As will become clear, for auto-alignment (automatic parallel arrangement) of the burrs by means of the spherical coupling, two seats 3a and 4a, which are both spherical, are provided both on the upper burr 3 and on the grinder-holder body 4. This type of coupling is also shown in the larger-scale FIG. 7.1 and 7.2. The grinder holder 4 has a spherical surface 4a and the upper burr has a corresponding spherical surface 3a.

However, variants of this embodiment are possible. These variants are also shown in FIG. 8.1, 8.2, 9.1, 9.2 and 10.1, 10.2.

According to a first variant (FIG. 8.1 and 8.2) the upper burr 3 comprises a spherical contact surface 3a, while the surface 4a, directly facing the spherical contact surface 3a, comprises a conical surface.
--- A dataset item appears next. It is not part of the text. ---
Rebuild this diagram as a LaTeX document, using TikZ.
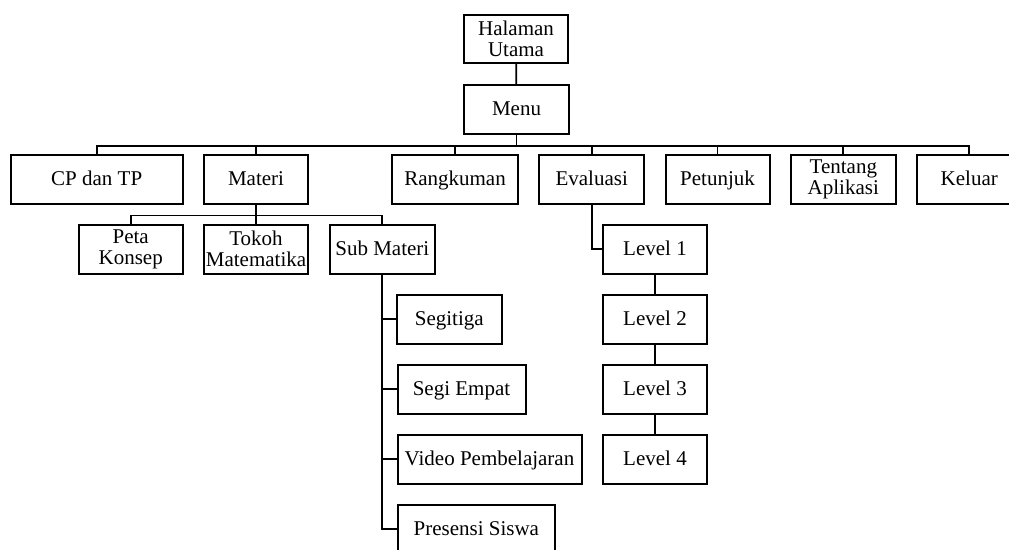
\documentclass[tikz,border=0pt]{standalone}
\usepackage{fontspec}
\setmainfont{Liberation Serif}

\tikzset{
  box/.style={draw, line width=2pt, minimum height=49pt, inner sep=2pt,
    align=center, font=\fontsize{21}{21}\selectfont},
  menubox/.style={box, text height=17pt, text depth=5pt},
  link/.style={line width=1.8pt}
}

\begin{document}
\begin{tikzpicture}[x=1pt, y=-1pt]
    \useasboundingbox (0, 0) rectangle (1009, 549);
    \clip (0, 0) rectangle (1009, 549);
    % top of the tree
    \node[box, minimum width=104pt, minimum height=48pt] (halaman) at (516, 39) {Halaman\\Utama};
    \node[menubox, minimum width=105pt] (menu) at (516.5, 109.5) {Menu};
    % first level
    \node[menubox, minimum width=172pt] (cp) at (96.7, 179) {CP dan TP};
    \node[menubox, minimum width=104pt] (materi) at (256, 179) {Materi};
    \node[menubox, minimum width=126pt] (rangkuman) at (455, 179) {Rangkuman};
    \node[menubox, minimum width=105pt] (evaluasi) at (591.7, 179) {Evaluasi};
    \node[menubox, minimum width=104pt] (petunjuk) at (717.5, 179) {Petunjuk};
    \node[box, minimum width=105pt] (tentang) at (843.3, 179) {Tentang\\Aplikasi};
    \node[menubox, minimum width=104pt] (keluar) at (969.3, 179) {Keluar};
    % under Materi
    \node[box, minimum width=104pt] (peta) at (130.7, 249) {Peta\\Konsep};
    \node[box, minimum width=104pt] (tokoh) at (256, 249) {Tokoh\\Matematika};
    \node[menubox, minimum width=105pt] (sub) at (382.3, 249) {Sub Materi};
    % under Sub Materi
    \node[menubox, minimum width=105pt] (segitiga) at (449.3, 319) {Segitiga};
    \node[menubox, minimum width=128pt] (segiempat) at (461.5, 389) {Segi Empat};
    \node[menubox, minimum width=184pt] (video) at (489.5, 459) {Video Pembelajaran};
    \node[menubox, minimum width=157pt] (presensi) at (476.3, 529) {Presensi Siswa};
    % under Evaluasi
    \foreach \i in {1, 2, 3, 4} {
      \node[menubox, minimum width=104pt] (level\i) at (655, 179+70*\i) {Level \i};
      }

    \draw[link] (halaman) -- (menu);
    \foreach \n in {cp, materi, rangkuman, evaluasi, petunjuk, tentang, keluar} {
      \draw[link] (menu.south) -- ++(0, 11) -| (\n.north);
      }
    \foreach \n in {peta, tokoh, sub} {
      \draw[link] (materi.south) -- ++(0, 11) -| (\n.north);
      }
    \foreach \n in {segitiga, segiempat, video, presensi} {
      \draw[link] (sub.south) |- (\n.west);
      }
    \draw[link] (evaluasi.south) |- (level1.west);
    \draw[link] (level1) -- (level2);
    \draw[link] (level2) -- (level3);
    \draw[link] (level3) -- (level4);
  \end{tikzpicture}
\end{document}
Alternatively, according to a variant, the upper burr 3 comprises a conical surface 3a, while the surface 4a, directly facing the conical surface 3a, comprises a spherical contact surface.

According to another variant (FIG. 9.1 and 9.2) the upper burr 3 comprises a spherical contact surface 3a, while the surface 4a, directly facing the spherical contact surface 3a, comprises a serrated surface with two or more grooves. In this case, the contact between the spherical contact surface 3a and the surface 4a occurs along one of the circumferences which correspond to a groove ridge.

According to another variant (substantially the opposite of that shown in FIG. 9.1 and 9.2), the upper burr 3 comprises a serrated surface 3a with two or more grooves, while the surface 4a, directly facing the serrated surface, comprises a spherical surface. In this case, the contact between the spherical contact surface 3a and the surface 4a occurs along one of the circumferences which correspond to a groove ridge.

According to another variant (FIG. 10.1 and 10.2), the upper burr 3 comprises a spherical contact surface 3a, while the surface 4a, directly facing the spherical contact surface 3a, comprises a preferably elastic, deformable body. For example, this may be an elastomer ring or the like partially inserted inside a corresponding seat. The elastomer ring could be designed to keep the burr in position following suitable pre-tensioning by means of the clamping screws.

Obviously, any reference made to relative positions, for example “upper burr” and “lower burr”, is not limiting for the purposes of the invention. In other words, the upper burr could be rotatable and the lower burr could be fixed, while remaining within the scope of protection of the invention.